Using evidence from the investigations and their own questions posted to the Phenomenal Door, we then facilitate class discussions in search of meaning. STEM teaching tools, like talk moves have encouraged us to create a culture of inquiry where students question, provide evidence to, and talk with each other. We also use silent signals to encourage holistic participation. Using the students’ experiences from inquiry and the observations they have collected in their “passport,” the teacher’s job is to tease out model rules that explain the lava lamp phenomenon. For example, students observe that hot water is able to mix blue and yellow food dye to create a green color faster than cold water. Then, using lab sheet prompts, students discuss why that might be.
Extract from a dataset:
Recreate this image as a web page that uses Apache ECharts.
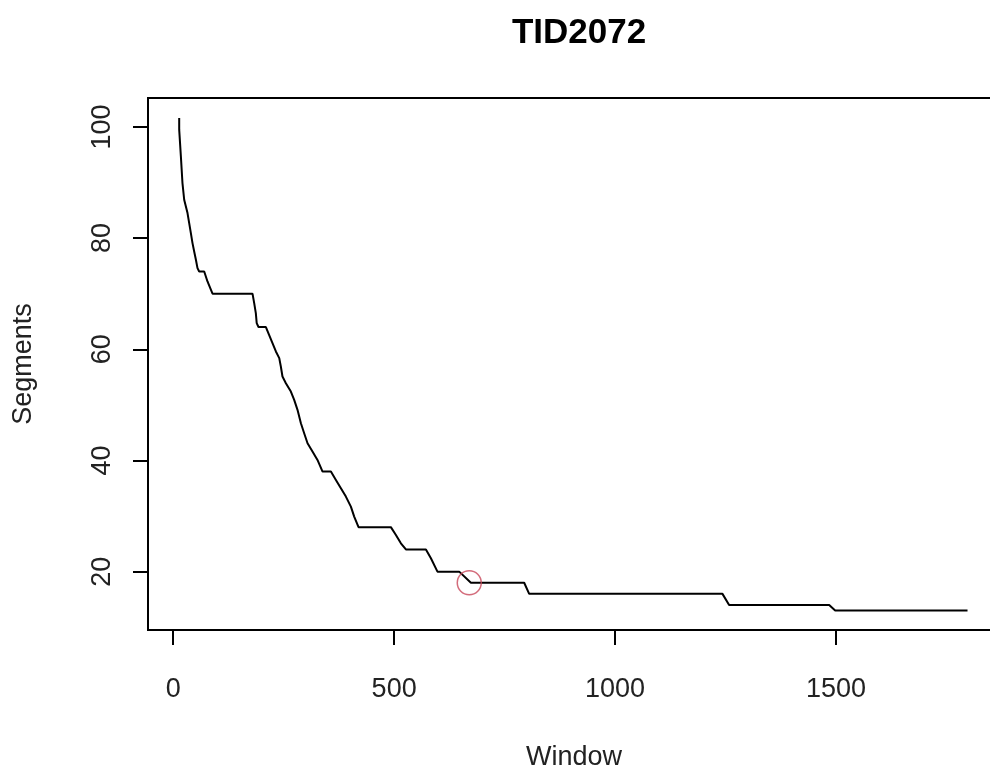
<!DOCTYPE html>
<html><head><meta charset="utf-8">
<script src="https://cdn.jsdelivr.net/npm/echarts@6/dist/echarts.min.js"></script>
<style>html,body{margin:0;padding:0;background:#fff}#c{width:990px;height:774px}</style>
</head><body><div id="c"></div>
<script>
const windowX = [13.6, 13.6, 17.4, 17.4, 21, 21, 24.9, 24.9, 28.7, 32.4, 36.2, 40, 43.7, 47.5, 51.4, 55, 58.8, 70.2, 77.6, 89, 179.5, 183.3, 187, 189, 193, 209.8, 217, 224.7, 232.4, 240, 243.6, 247.3, 255, 266.3, 273.8, 281.3, 289, 296.4, 304, 315.2, 326.5, 338, 356.9, 368.2, 379.5, 390.8, 402.1, 409.6, 419.4, 492.6, 504, 515.3, 526.6, 571.9, 583.2, 598, 647.2, 673.7, 794.3, 805.6, 1243, 1258, 1484.5, 1498, 1797.5];
const segmentsY = [101.6, 99.5, 99.5, 94.7, 94.7, 89.9, 89.6, 86.9, 86.6, 84.5, 82.7, 80.9, 79.1, 77.6, 76.1, 74.6, 74, 74, 72.2, 70, 70, 68.3, 66.5, 64.7, 64, 64, 62.6, 61.1, 59.6, 58.4, 56.9, 55.1, 53.9, 52.4, 50.9, 49.1, 46.7, 44.9, 43.1, 41.6, 40.1, 38, 38, 36.5, 35, 33.5, 31.7, 29.9, 28, 28, 26.6, 25.1, 24, 24, 22.4, 20, 20, 18, 18, 16, 16, 14, 14, 13, 13];
const markerX = [670];
const markerY = [18];
const xTicks = [0, 500, 1000, 1500];
const yTicks = [20, 40, 60, 80, 100];
const titleText = 'TID2072';
const xName = 'Window';
const yName = 'Segments';

const FONT = 'Liberation Sans, Arial, sans-serif';
const chart = echarts.init(document.getElementById('c'), null, {renderer: 'canvas'});
const lineData = windowX.map((x, i) => [x, segmentsY[i]]);
const markerData = markerX.map((x, i) => [x, markerY[i]]);

const tickStyle = {show: true, inside: false, length: 15, lineStyle: {color: '#000', width: 2}};

chart.setOption({
  animation: false,
  backgroundColor: '#fff',
  title: {
    text: titleText,
    left: 574, textAlign: 'center', top: 11,
    textStyle: {fontFamily: FONT, fontSize: 35, fontWeight: 'bold', color: '#000'}
  },
  grid: {
    left: 148, top: 98, width: 852, height: 532,
    show: true, borderColor: '#000', borderWidth: 2, backgroundColor: 'transparent',
    containLabel: false, outerBoundsMode: 'none'
  },
  xAxis: {
    type: 'value', min: -57, max: 1871,
    name: xName, nameLocation: 'middle', nameGap: 114,
    nameTextStyle: {fontFamily: FONT, fontSize: 27, color: '#222'},
    axisLine: {show: false, onZero: false},
    splitLine: {show: false},
    axisTick: Object.assign({customValues: xTicks}, tickStyle),
    axisLabel: {customValues: xTicks, margin: 46, fontFamily: FONT, fontSize: 27, color: '#222', formatter: v => String(v)}
  },
  yAxis: {
    type: 'value', min: 9.5, max: 105.2,
    name: yName, nameLocation: 'middle', nameGap: 111, nameMoveOverlap: false,
    nameTextStyle: {fontFamily: FONT, fontSize: 27, color: '#222'},
    axisLine: {show: false, onZero: false},
    splitLine: {show: false},
    axisTick: Object.assign({customValues: yTicks}, tickStyle),
    axisLabel: {customValues: yTicks, rotate: 90, margin: 32, hideOverlap: false, fontFamily: FONT, fontSize: 27, color: '#222', formatter: v => String(v)}
  },
  series: [
    {
      type: 'line', data: lineData, showSymbol: false, symbol: 'none',
      lineStyle: {color: '#000', width: 2}, z: 2
    },
    {
      type: 'scatter', data: markerData, symbol: 'circle', symbolSize: 24,
      itemStyle: {color: 'rgba(0,0,0,0)', borderColor: '#c8475a', borderWidth: 1.5}, z: 3
    }
  ]
});
</script>
</body></html>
Figure 2. Phenomenal Door with model rules to explain the lava lamp phenomenon

When we come together as a large group to make meaning of our observations, it is critical that the teacher be prepared to help students draw connections between what they observed and the model rule: molecules of “hot” water have more motion or kinetic energy than “cold” water. However, to do this takes some practice between guiding students to the rule without telling them what it is. Dancing, moving, and gesturing are great tools for communication, especially when one is figuring it out for the first time — and we encourage that. Only then do we, as the guides, name the phenomenon with terms like kinetic energy and particle motion. Then we scaffold the discussion to come to an agreement of how we will model each rule. For example, three cartoon cars (stopped, going, and speeding) help us develop motion lines as a convention of modeling and the rule that all particles are always in motion and some particles are moving faster than others.

We post this rule, and those that follow, to the Phenomenal Door and refer to them throughout the remainder of the unit.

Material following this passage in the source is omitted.